8. Folderwatcher

8.1. Introduction

The folderwatcher is a standalone daemon that scans certain directories for the presence of structured (i.e. csv and xml) and unstructured (e.g. png) files. If it detects these files and their sizes haven’t changed in a certain amount of time (to prevent processing files that are still being uploaded), it notifies DSB.

After processing the files, DSB replies to the folderwatcher. Reporting on either success or failure depends on the type of file:

  • Structured: A file is placed in the same directory as the processed files by the folderwatcher. The report filename is structured like this: <filename>_<status>_<date>_<time>.txt.

    • If processing succeeded, the report file may be named dataset1_success_20181002_080438.txt.

    • If processing failed, it may be named dataset1_failure_20181002_080438.txt.

  • Unstructured: A file called datafiles_transfer.log is placed in the project directory. Each processed file results in a line in this logfile, with the structure <date> <time> - <status> - <project> - <filename> - <info>.

    • If processing succeeded, the logline may be 20181002 08:13:51 - success - project1 - datafiles/image.png - {"status": "ok"}.

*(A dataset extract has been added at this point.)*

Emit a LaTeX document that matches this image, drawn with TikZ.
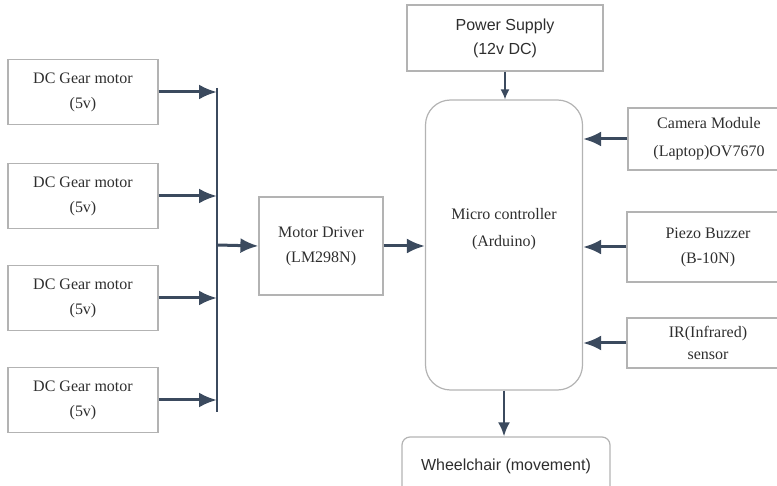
\documentclass[tikz,border=0pt]{standalone}
\usepackage{fontspec}
\setmainfont{Liberation Serif}
\newfontfamily\serf{Liberation Serif}
\newfontfamily\sansf{Liberation Sans}
\usepackage{xcolor}
\definecolor{arrowc}{HTML}{3B4A5E}
\definecolor{boxc}{HTML}{B3B3B3}
\definecolor{textc}{HTML}{2E2E2E}
\usetikzlibrary{arrows.meta}

\begin{document}
\begin{tikzpicture}[x=1pt, y=-1pt,
    blk/.style={draw=boxc, line width=1.2pt, text=textc, align=center, font=\serf\fontsize{16}{25}\selectfont},
    sblk/.style={blk, font=\sansf\fontsize{16}{24}\selectfont},
    arr/.style={draw=arrowc, line width=3pt, -{Latex[length=18pt,width=15pt]}}]
            \useasboundingbox (0,0) rectangle (777,486);

            \foreach \i/\y in {1/92, 2/196, 3/298, 4/400} {
                \node (dc\i) at (83,\y) [blk, minimum width=150, minimum height=65] {DC Gear motor\\(5v)};
            }

            \node (md) at (321,246) [blk, minimum width=124, minimum height=98] {Motor Driver\\(LM298N)};
            \node (mc) at (504,245) [blk, rounded corners=25, minimum width=157, minimum height=290] {};
            \node (mctext) at (504,229) [text=textc, align=center, font=\serf\fontsize{16}{27}\selectfont] {Micro controller\\(Arduino)};
            \node (ps) at (505,38) [sblk, minimum width=196, minimum height=66] {Power Supply\\(12v DC)};
            \node (cam) at (709,139) [blk, minimum width=162, minimum height=62, font=\serf\fontsize{16}{28}\selectfont] {Camera Module\\(Laptop)OV7670};
            \node (pz) at (708,247) [blk, minimum width=162, minimum height=70] {Piezo Buzzer\\(B-10N)};
            \node (ir) at (708,343) [blk, minimum width=162, minimum height=50, font=\serf\fontsize{16}{22}\selectfont] {IR(Infrared)\\sensor};
            \node (wc) at (506,466) [sblk, rounded corners=8, minimum width=208, minimum height=58] {Wheelchair (movement)};

            \coordinate (bt) at (217,88);
            \coordinate (bb) at (217,412);
            \coordinate (bus) at (217,245);
            \draw[arrowc, line width=2.2pt] (bt) -- (bb);

            \foreach \i in {1, 2, 3, 4} {
                \draw[arr] (dc\i.east) -- (dc\i.east -| bus);
            }

            \draw[arr] (bus) -- (md.west);
            \draw[arr] (md.east) -- (md.east -| mc.west);
            \draw[arr] (cam.west) -- (cam.west -| mc.east);
            \draw[arr] (pz.west) -- (pz.west -| mc.east);
            \draw[arr] (ir.west) -- (ir.west -| mc.east);
            \draw[arrowc, line width=1.5pt, -{Latex[length=10pt,width=9pt]}] (ps.south) -- (ps.south |- mc.north);
            \draw[arrowc, line width=2.5pt, -{Latex[length=14pt,width=12pt]}] (mc.south) -- (mc.south |- wc.north);
        \end{tikzpicture}
\end{document}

    • If processing failed, it may be 20181002 08:13:51 - failure - project1 - datafiles/img.png - {"status": "...", "error": "..."}.

8.2. Configuration

The configuration of folderwatcher needs to be provided in a json file. A working example is:

{
  "watch": {
    "users_dirs": ["/tmp/folderwatcher/users"],
    "projects_dirs": ["/tmp/folderwatcher/projects1", "/tmp/folderwatcher/projects2"],
    "project_data_dir": "data",
    "project_datafiles_dir": "datafiles",
    "csv_extension": ".csv",
    "def_extension": ".xml",
    "workers": 4,
    "time_between_checks_sec": 5
  },
  "dsb": {
    "url": "http://127.0.0.1:6543",
    "jwt_token": "eyJhbGciOiJIUzI1NiIs"
  },
  "report": {
    "success_template": "/opt/mgrid/dsb/backend/daemons/folderwatcher/structured_success.template",
    "failure_template": "/opt/mgrid/dsb/backend/daemons/folderwatcher/structured_failure.template"
  }
}

The settings are:

watch.users_dirs

Zero, one or more users directories where the folderwatcher should look for files to process. If the value is /users, it expects structured files in e.g. the /users/user1/project1/data directory.

watch.projects_dirs

Zero, one or more projects directories where the folderwatcher should look for files to process. If the value is /projects, it expects structured files in e.g. the /projects/project1/data directory.

watch.project_data_dir

The name of the subdirectory in a project dir to look for structured files.

watch.project_datafiles_dir

The name of the subdirectory in a project dir to look for unstructured files.

watch.csv_extension

The extension of csv files.

watch.def_extension

The extension of xml files.

watch.workers

The number of workers. This limits the maximum number of files that can be processed concurrently.

time_between_checks_sec

The time between checks of files present. If the size of a file hasn’t changed between checks, it is considered stable, i.e. not being uploaded by the user at the moment.

dsb.url

The url of the DSB instance to notify.

dsb.jwt_token

The JWT token to use in authentication with the DSB instance. This token must contain iss, iat, jti and sub items and needs to be signed using the HS512 algorithm with the secret that is known to DSB as management.secret.

report.success_template

Location of a template file that is used to signal success to the user.

report.failure_template

Location of a template file that is used to signal failure to the user.

8.3. Template files

A template file can use variables from folderwatcher to give meaningful feedback to the user. An example success template:

Import of dataset '{dataset}' for project '{project}' has succeeded with result '{result}'.
You can now analyze your data in the workspace.

An example failure template:

Import of dataset '{dataset}' for project '{project}' has failed with result '{result}'.
Please check the error carefully and try again.